A Mexican woman in the forties, with black hair, dark even for her race, bright eyes, an extraordinary activity, above all with the most agile of tongues—such was Dona Andrea Candelaria, patroness of the fandango.

At the upper end of the room, seated on a chair which had been placed on an empty box, was the music, which was a violin. That violinist had not issued from a conservatory, but on the whole he played in fairly good time. He was called Paulo, and being blind, played from memory. The airs, for the most part Mexican, were new to me.

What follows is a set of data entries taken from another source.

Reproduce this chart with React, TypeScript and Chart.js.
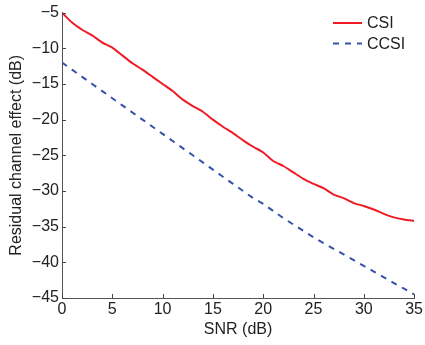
import React, { useEffect, useRef } from "react";
import { Chart, registerables } from "chart.js";

Chart.register(...registerables);

const snr = [0,1,2,3,4,5,6,7,8,9,10,11,12,13,14,15,16,17,18,19,20,21,22,23,24,25,26,27,28,29,30,31,32,33,34,35];
const csi = [-5,-6.4,-7.4,-8.2,-9.2,-9.9,-11.0,-12.1,-13.0,-14.0,-15.0,-16.0,-17.2,-18.1,-18.9,-20.0,-21.0,-21.9,-22.9,-23.8,-24.6,-25.8,-26.5,-27.4,-28.3,-29.0,-29.6,-30.5,-31.0,-31.7,-32.1,-32.6,-33.2,-33.7,-34.0,-34.2];
const ccsi = [-12,-13,-14,-15,-16,-17,-18,-19,-20,-21,-22,-23,-24,-25,-26,-27,-28,-29,-30,-31,-31.8,-32.8,-33.8,-34.7,-35.6,-36.5,-37.3,-38.1,-38.9,-39.7,-40.5,-41.3,-42.1,-42.9,-43.7,-44.5];
const seriesLabels = ["CSI", "CCSI"];
const xTitle = "SNR (dB)";
const yTitle = "Residual channel effect (dB)";

const FONT = "'Liberation Sans', Arial, Helvetica, sans-serif";
const TEXT = "#222222";
const RED = "#ee1c25";
const BLUE = "#3352a8";

const fmt = (v: number | string) => {
  const n = Number(v);
  return n < 0 ? "\u2212" + Math.abs(n) : String(n);
};

const tickPlugin = {
  id: "inwardTicks",
  afterDraw(chart: any) {
    const { ctx, chartArea, scales } = chart;
    ctx.save();
    ctx.strokeStyle = "#444444";
    ctx.lineWidth = 1;
    const len = 4;
    scales.x.ticks.forEach((t: any) => {
      const px = Math.round(scales.x.getPixelForValue(t.value)) + 0.5;
      ctx.beginPath();
      ctx.moveTo(px, chartArea.bottom);
      ctx.lineTo(px, chartArea.bottom - len);
      ctx.stroke();
    });
    scales.y.ticks.forEach((t: any) => {
      const py = Math.round(scales.y.getPixelForValue(t.value)) + 0.5;
      ctx.beginPath();
      ctx.moveTo(chartArea.left, py);
      ctx.lineTo(chartArea.left + len, py);
      ctx.stroke();
    });
    // legend
    const items = chart.data.datasets;
    const x0 = 333, x1 = 362, tx = 367;
    const ys = [23, 43.5];
    ctx.font = `16px ${FONT}`;
    ctx.textBaseline = "middle";
    ctx.textAlign = "left";
    items.forEach((ds: any, i: number) => {
      ctx.save();
      ctx.strokeStyle = ds.borderColor;
      ctx.lineWidth = ds.borderWidth;
      ctx.setLineDash(ds.borderDash || []);
      ctx.beginPath();
      ctx.moveTo(x0, ys[i]);
      ctx.lineTo(x1, ys[i]);
      ctx.stroke();
      ctx.restore();
      ctx.fillStyle = TEXT;
      ctx.fillText(ds.label, tx, ys[i] + 1);
    });
    ctx.restore();
  },
};

export default function App() {
  const ref = useRef<HTMLCanvasElement | null>(null);
  useEffect(() => {
    if (!ref.current) return;
    const chart = new Chart(ref.current, {
      type: "line",
      data: {
        datasets: [
          {
            label: seriesLabels[0],
            data: snr.map((x, i) => ({ x, y: csi[i] })),
            borderColor: RED,
            borderWidth: 2,
            pointRadius: 0,
            tension: 0.2,
            fill: false,
          },
          {
            label: seriesLabels[1],
            data: snr.map((x, i) => ({ x, y: ccsi[i] })),
            borderColor: BLUE,
            borderWidth: 2,
            borderDash: [6, 6],
            pointRadius: 0,
            tension: 0,
            fill: false,
          },
        ],
      },
      options: {
        responsive: false,
        animation: false,
        layout: { padding: { left: 0, top: 7, right: 9, bottom: 0 } },
        plugins: { legend: { display: false }, tooltip: { enabled: false } },
        scales: {
          x: {
            type: "linear",
            min: 0,
            max: 35,
            grid: { display: false, drawTicks: false },
            border: { display: true, color: "#555555", width: 1 },
            ticks: {
              stepSize: 5,
              padding: 2,
              color: TEXT,
              font: { family: FONT, size: 16 },
              maxRotation: 0,
              callback: (v: any) => fmt(v),
            },
            title: {
              display: true,
              text: xTitle,
              color: TEXT,
              font: { family: FONT, size: 16 },
              padding: { top: 0, bottom: 6 },
            },
            afterFit: (s: any) => { s.height = 47; },
          },
          y: {
            type: "linear",
            min: -45,
            max: -5,
            grid: { display: false, drawTicks: false },
            border: { display: true, color: "#555555", width: 1 },
            ticks: {
              stepSize: 5,
              padding: 3,
              color: TEXT,
              font: { family: FONT, size: 16 },
              callback: (v: any) => fmt(v),
            },
            title: {
              display: true,
              text: yTitle,
              color: TEXT,
              font: { family: FONT, size: 16 },
              padding: { top: 7, bottom: 0 },
            },
            afterFit: (s: any) => { s.width = 62; },
          },
        },
      },
      plugins: [tickPlugin],
    });
    return () => chart.destroy();
  }, []);
  return (
    <div style={{ position: "absolute", left: 0, top: 0, width: 425, height: 345, background: "#fff" }}>
      <canvas ref={ref} width={425} height={345} style={{ display: "block", width: 425, height: 345 }} />
    </div>
  );
}
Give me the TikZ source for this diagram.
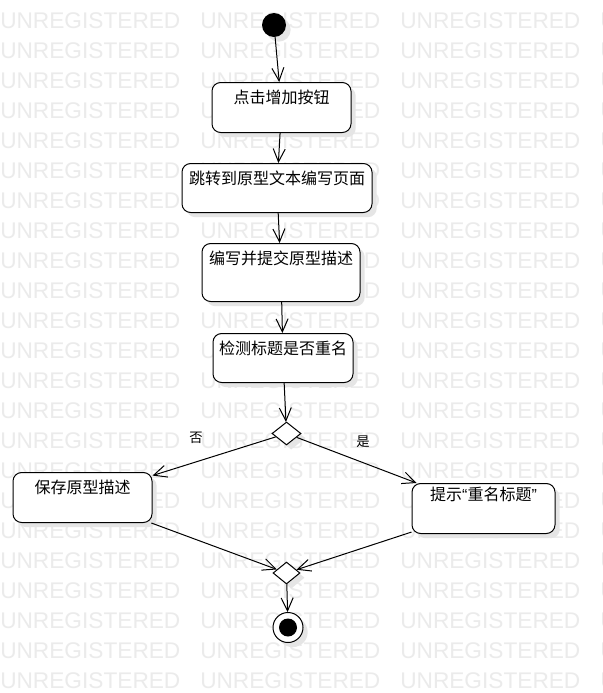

The women were seated on benches placed on each side of the room. The costumes were very simple, dresses of light colored printed calico, with some ribbons. All were brunettes with complexions more or less fair, but generally they had magnificent black eyes which fascinated me. As for the men, they wore usually short jackets, wide-brimmed hats, and nearly all the Mexicans wore silk scarfs, red or blue or green, around their waists.

The dance which I liked best was called the quadrille. It is a waltz in four-time with a step crossed on very slow measure. The Mexicans are admirably graceful and supple. When the quadrille is finished, the cavalier accompanies his partner to the buffet, where they are served a cup of coffee and cakes. Then he conducts the young lady to her mother or to her chaperon to whom the girl delivers the cakes that she has taken care to reap at the buffet.

The mother puts them in her handkerchief, and if the girl is pretty and has not missed a quadrille, the mama carries away an assortment of cakes to last the family more than a week. Finally we went home, very content with our evening and promising ourselves to return another time.

According to Dorothy Steinbomer Kendall’s Theodore Gentilz: Artist of the Old Southwest, (Austin:The University of Texas Press, 1974), the fandango visited that night by Fretellier and Gentilz took place in the old Spanish Governor’s Palace on Military Plaza.